> _DIRECTIONS FOR THIS TASK_
Copy out the listing in full, exactly as written, but not its pictures.

> _DATA EXCERPT_
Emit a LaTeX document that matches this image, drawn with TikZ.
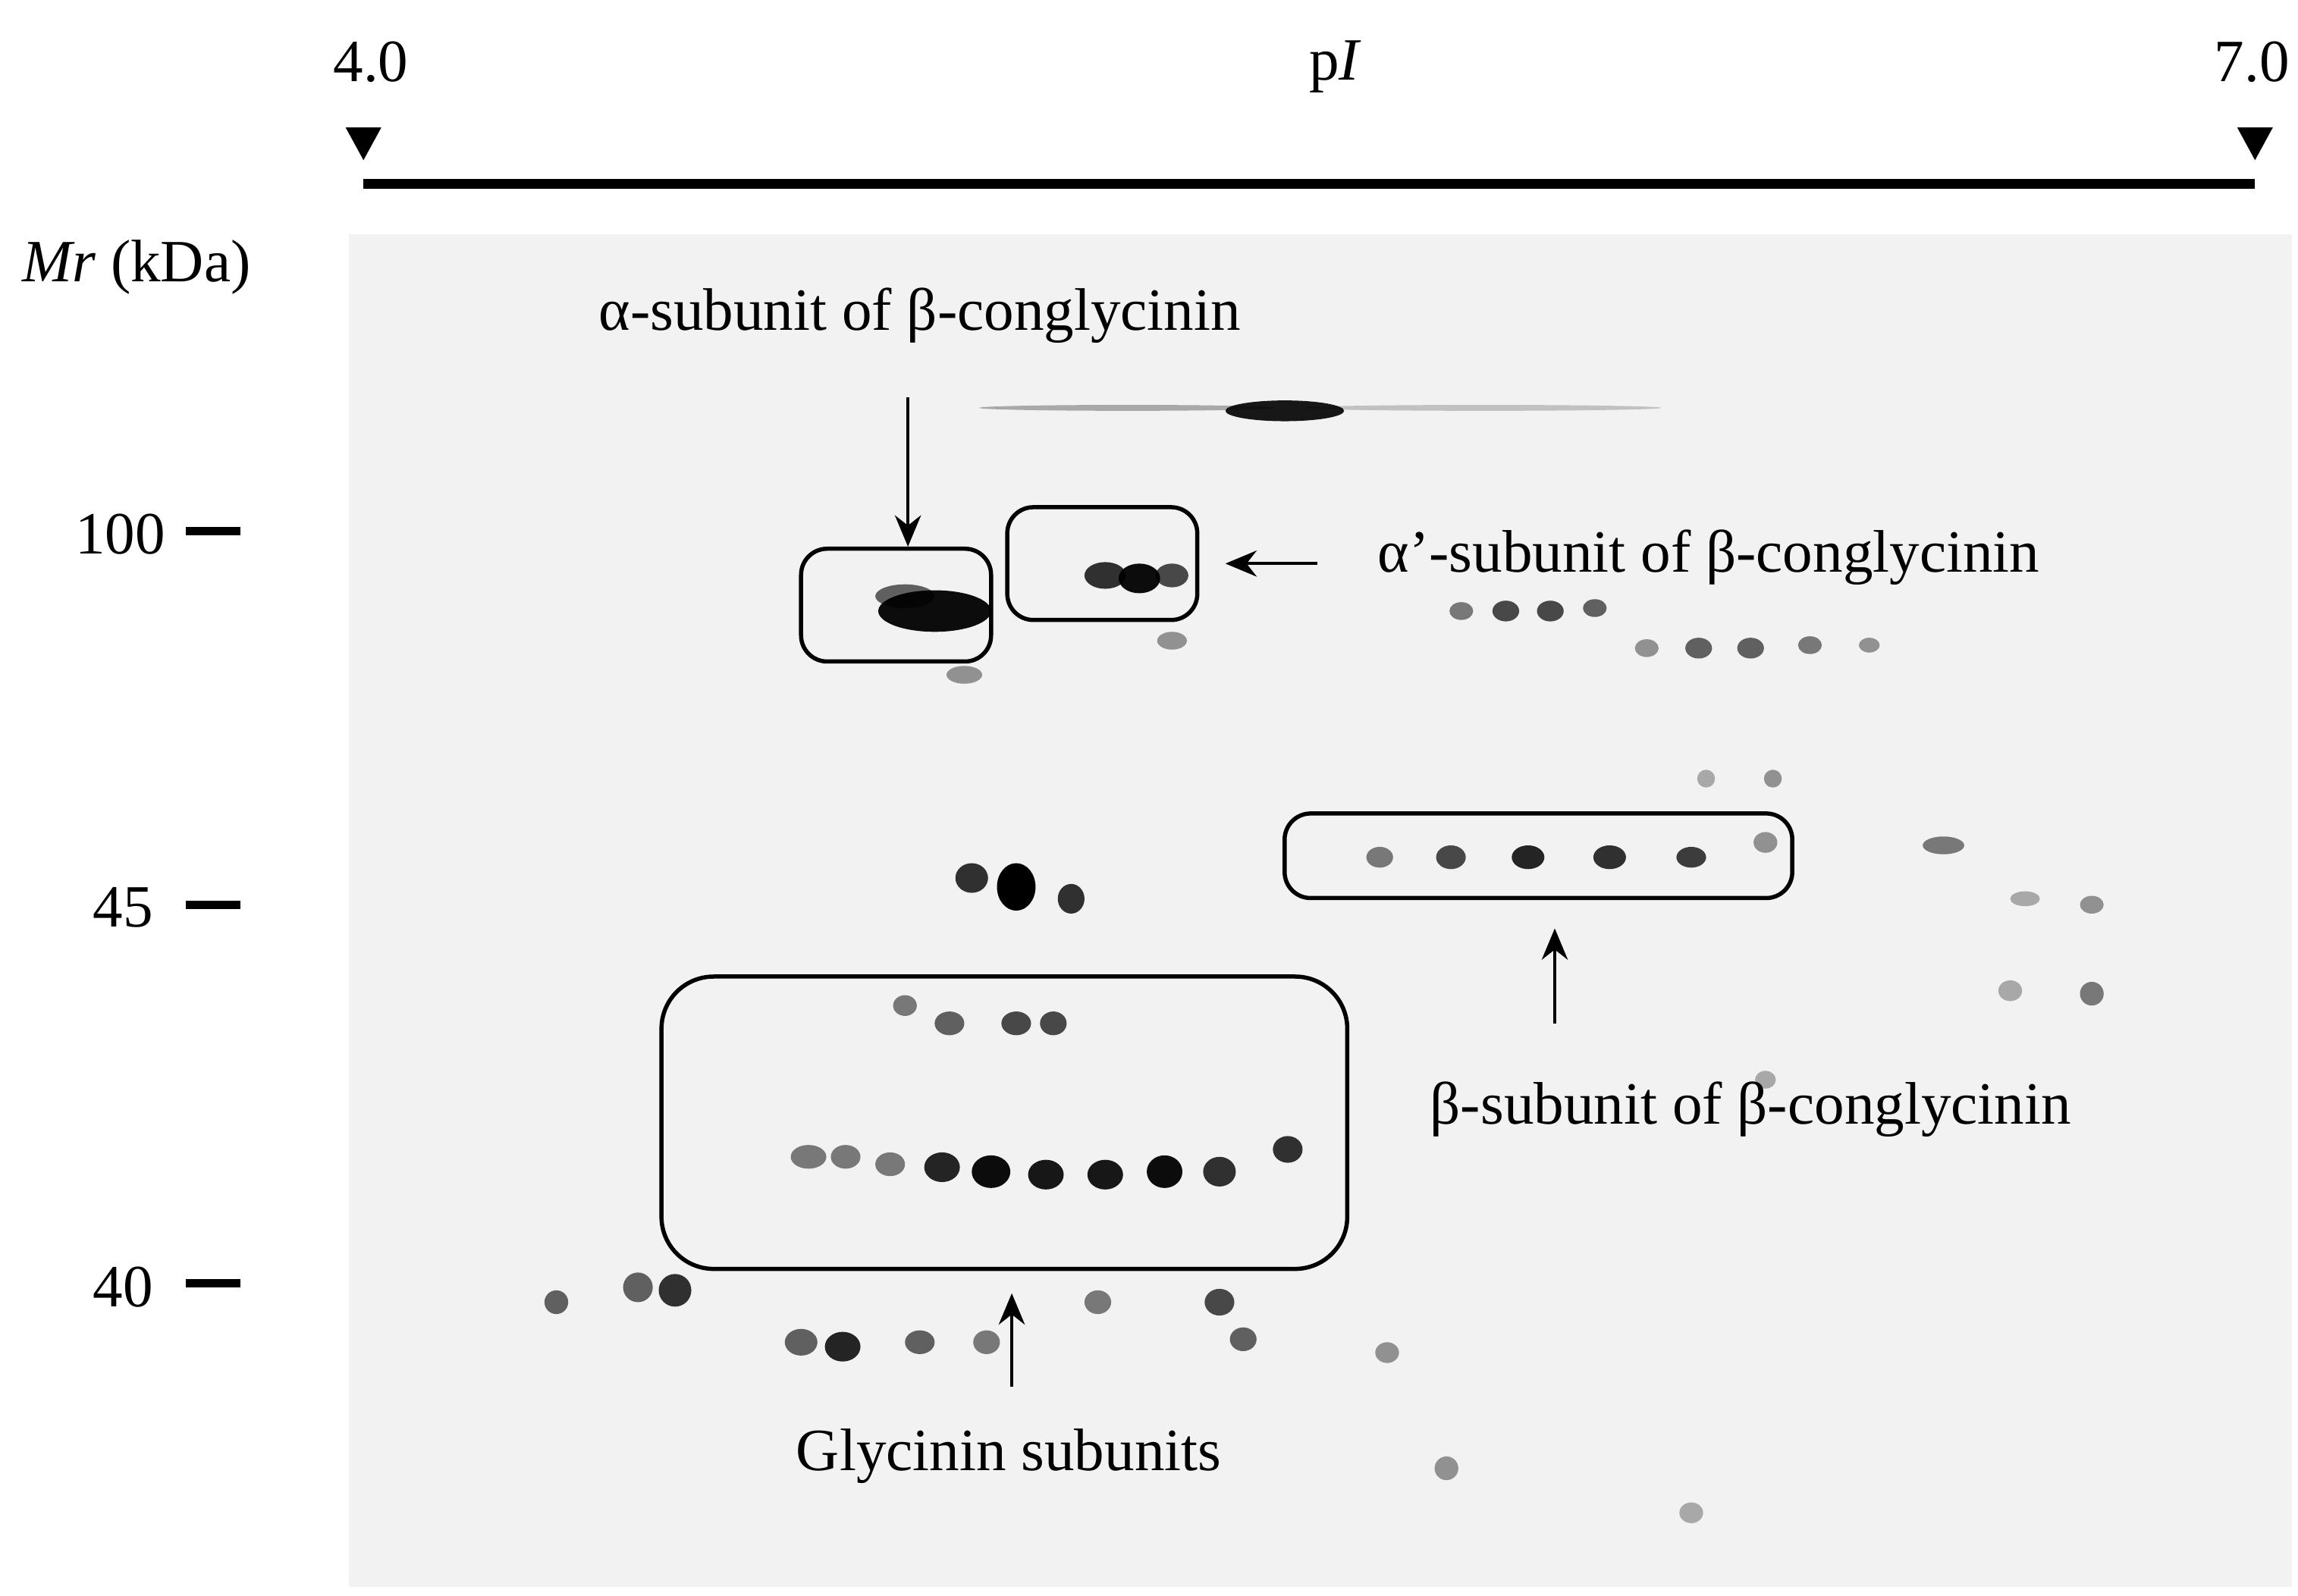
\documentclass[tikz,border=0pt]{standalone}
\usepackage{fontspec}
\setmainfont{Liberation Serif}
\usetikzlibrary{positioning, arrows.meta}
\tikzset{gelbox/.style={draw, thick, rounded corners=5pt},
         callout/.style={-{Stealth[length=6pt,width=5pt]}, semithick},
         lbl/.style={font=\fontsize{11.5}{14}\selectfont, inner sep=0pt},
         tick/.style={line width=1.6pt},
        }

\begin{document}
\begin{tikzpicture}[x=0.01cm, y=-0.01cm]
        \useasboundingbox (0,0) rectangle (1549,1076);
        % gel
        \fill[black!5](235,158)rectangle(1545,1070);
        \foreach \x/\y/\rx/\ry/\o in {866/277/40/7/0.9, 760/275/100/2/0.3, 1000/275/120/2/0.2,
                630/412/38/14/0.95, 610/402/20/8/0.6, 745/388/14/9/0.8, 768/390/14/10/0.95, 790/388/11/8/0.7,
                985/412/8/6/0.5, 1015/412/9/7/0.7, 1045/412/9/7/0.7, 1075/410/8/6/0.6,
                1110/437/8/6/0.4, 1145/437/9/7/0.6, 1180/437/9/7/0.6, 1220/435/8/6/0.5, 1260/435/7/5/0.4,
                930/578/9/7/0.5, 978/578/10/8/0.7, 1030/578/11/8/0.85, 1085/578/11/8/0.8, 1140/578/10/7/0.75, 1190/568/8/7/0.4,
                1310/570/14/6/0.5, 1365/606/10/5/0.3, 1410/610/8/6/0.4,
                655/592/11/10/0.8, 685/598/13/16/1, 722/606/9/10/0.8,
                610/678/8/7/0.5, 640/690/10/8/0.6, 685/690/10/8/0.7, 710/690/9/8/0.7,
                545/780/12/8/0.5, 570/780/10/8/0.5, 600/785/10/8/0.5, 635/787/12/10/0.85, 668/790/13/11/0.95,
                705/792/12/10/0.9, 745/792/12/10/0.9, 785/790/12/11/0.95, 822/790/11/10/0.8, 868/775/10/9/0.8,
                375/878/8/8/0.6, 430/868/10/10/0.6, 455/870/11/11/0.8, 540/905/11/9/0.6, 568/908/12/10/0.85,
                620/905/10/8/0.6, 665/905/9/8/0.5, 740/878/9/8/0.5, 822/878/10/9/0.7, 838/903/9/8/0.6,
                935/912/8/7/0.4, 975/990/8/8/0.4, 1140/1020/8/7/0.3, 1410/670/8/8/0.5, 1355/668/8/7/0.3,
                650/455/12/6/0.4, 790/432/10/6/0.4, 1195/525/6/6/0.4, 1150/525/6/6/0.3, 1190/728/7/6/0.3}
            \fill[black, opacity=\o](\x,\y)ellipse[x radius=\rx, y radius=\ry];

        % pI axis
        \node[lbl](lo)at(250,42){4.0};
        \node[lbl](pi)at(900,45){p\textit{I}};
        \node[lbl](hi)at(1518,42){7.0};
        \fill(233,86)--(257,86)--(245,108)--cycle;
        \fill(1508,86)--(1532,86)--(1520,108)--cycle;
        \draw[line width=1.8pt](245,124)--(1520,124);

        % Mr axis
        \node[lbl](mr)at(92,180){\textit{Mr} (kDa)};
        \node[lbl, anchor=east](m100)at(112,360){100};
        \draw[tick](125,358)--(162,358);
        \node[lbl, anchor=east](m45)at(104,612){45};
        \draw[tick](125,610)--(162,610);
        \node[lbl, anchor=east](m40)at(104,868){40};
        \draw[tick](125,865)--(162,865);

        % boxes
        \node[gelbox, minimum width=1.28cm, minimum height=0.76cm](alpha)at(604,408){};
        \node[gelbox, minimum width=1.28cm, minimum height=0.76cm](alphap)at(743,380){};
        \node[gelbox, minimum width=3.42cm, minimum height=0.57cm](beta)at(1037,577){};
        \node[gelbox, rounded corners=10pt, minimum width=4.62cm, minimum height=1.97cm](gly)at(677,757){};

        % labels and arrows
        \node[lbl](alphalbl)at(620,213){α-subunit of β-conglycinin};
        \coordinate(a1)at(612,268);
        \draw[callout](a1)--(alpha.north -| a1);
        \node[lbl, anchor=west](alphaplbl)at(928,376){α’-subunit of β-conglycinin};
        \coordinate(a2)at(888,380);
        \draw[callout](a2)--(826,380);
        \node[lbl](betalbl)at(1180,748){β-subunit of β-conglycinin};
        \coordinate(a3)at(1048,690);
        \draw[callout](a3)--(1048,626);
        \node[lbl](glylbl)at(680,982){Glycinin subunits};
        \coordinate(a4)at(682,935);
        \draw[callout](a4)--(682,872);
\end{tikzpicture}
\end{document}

> _RESPONSE TO THIS TASK_
Emit a LaTeX document that matches this image, drawn with TikZ.
\documentclass[tikz,border=0pt]{standalone}
\usepackage{fontspec}
\setmainfont{Liberation Serif}
\usetikzlibrary{positioning, arrows.meta}
\tikzset{gelbox/.style={draw, thick, rounded corners=5pt},
         callout/.style={-{Stealth[length=6pt,width=5pt]}, semithick},
         lbl/.style={font=\fontsize{11.5}{14}\selectfont, inner sep=0pt},
         tick/.style={line width=1.6pt},
        }

\begin{document}
\begin{tikzpicture}[x=0.01cm, y=-0.01cm]
        \useasboundingbox (0,0) rectangle (1549,1076);
        % gel
        \fill[black!5](235,158)rectangle(1545,1070);
        \foreach \x/\y/\rx/\ry/\o in {866/277/40/7/0.9, 760/275/100/2/0.3, 1000/275/120/2/0.2,
                630/412/38/14/0.95, 610/402/20/8/0.6, 745/388/14/9/0.8, 768/390/14/10/0.95, 790/388/11/8/0.7,
                985/412/8/6/0.5, 1015/412/9/7/0.7, 1045/412/9/7/0.7, 1075/410/8/6/0.6,
                1110/437/8/6/0.4, 1145/437/9/7/0.6, 1180/437/9/7/0.6, 1220/435/8/6/0.5, 1260/435/7/5/0.4,
                930/578/9/7/0.5, 978/578/10/8/0.7, 1030/578/11/8/0.85, 1085/578/11/8/0.8, 1140/578/10/7/0.75, 1190/568/8/7/0.4,
                1310/570/14/6/0.5, 1365/606/10/5/0.3, 1410/610/8/6/0.4,
                655/592/11/10/0.8, 685/598/13/16/1, 722/606/9/10/0.8,
                610/678/8/7/0.5, 640/690/10/8/0.6, 685/690/10/8/0.7, 710/690/9/8/0.7,
                545/780/12/8/0.5, 570/780/10/8/0.5, 600/785/10/8/0.5, 635/787/12/10/0.85, 668/790/13/11/0.95,
                705/792/12/10/0.9, 745/792/12/10/0.9, 785/790/12/11/0.95, 822/790/11/10/0.8, 868/775/10/9/0.8,
                375/878/8/8/0.6, 430/868/10/10/0.6, 455/870/11/11/0.8, 540/905/11/9/0.6, 568/908/12/10/0.85,
                620/905/10/8/0.6, 665/905/9/8/0.5, 740/878/9/8/0.5, 822/878/10/9/0.7, 838/903/9/8/0.6,
                935/912/8/7/0.4, 975/990/8/8/0.4, 1140/1020/8/7/0.3, 1410/670/8/8/0.5, 1355/668/8/7/0.3,
                650/455/12/6/0.4, 790/432/10/6/0.4, 1195/525/6/6/0.4, 1150/525/6/6/0.3, 1190/728/7/6/0.3}
            \fill[black, opacity=\o](\x,\y)ellipse[x radius=\rx, y radius=\ry];

        % pI axis
        \node[lbl](lo)at(250,42){4.0};
        \node[lbl](pi)at(900,45){p\textit{I}};
        \node[lbl](hi)at(1518,42){7.0};
        \fill(233,86)--(257,86)--(245,108)--cycle;
        \fill(1508,86)--(1532,86)--(1520,108)--cycle;
        \draw[line width=1.8pt](245,124)--(1520,124);

        % Mr axis
        \node[lbl](mr)at(92,180){\textit{Mr} (kDa)};
        \node[lbl, anchor=east](m100)at(112,360){100};
        \draw[tick](125,358)--(162,358);
        \node[lbl, anchor=east](m45)at(104,612){45};
        \draw[tick](125,610)--(162,610);
        \node[lbl, anchor=east](m40)at(104,868){40};
        \draw[tick](125,865)--(162,865);

        % boxes
        \node[gelbox, minimum width=1.28cm, minimum height=0.76cm](alpha)at(604,408){};
        \node[gelbox, minimum width=1.28cm, minimum height=0.76cm](alphap)at(743,380){};
        \node[gelbox, minimum width=3.42cm, minimum height=0.57cm](beta)at(1037,577){};
        \node[gelbox, rounded corners=10pt, minimum width=4.62cm, minimum height=1.97cm](gly)at(677,757){};

        % labels and arrows
        \node[lbl](alphalbl)at(620,213){α-subunit of β-conglycinin};
        \coordinate(a1)at(612,268);
        \draw[callout](a1)--(alpha.north -| a1);
        \node[lbl, anchor=west](alphaplbl)at(928,376){α’-subunit of β-conglycinin};
        \coordinate(a2)at(888,380);
        \draw[callout](a2)--(826,380);
        \node[lbl](betalbl)at(1180,748){β-subunit of β-conglycinin};
        \coordinate(a3)at(1048,690);
        \draw[callout](a3)--(1048,626);
        \node[lbl](glylbl)at(680,982){Glycinin subunits};
        \coordinate(a4)at(682,935);
        \draw[callout](a4)--(682,872);
\end{tikzpicture}
\end{document}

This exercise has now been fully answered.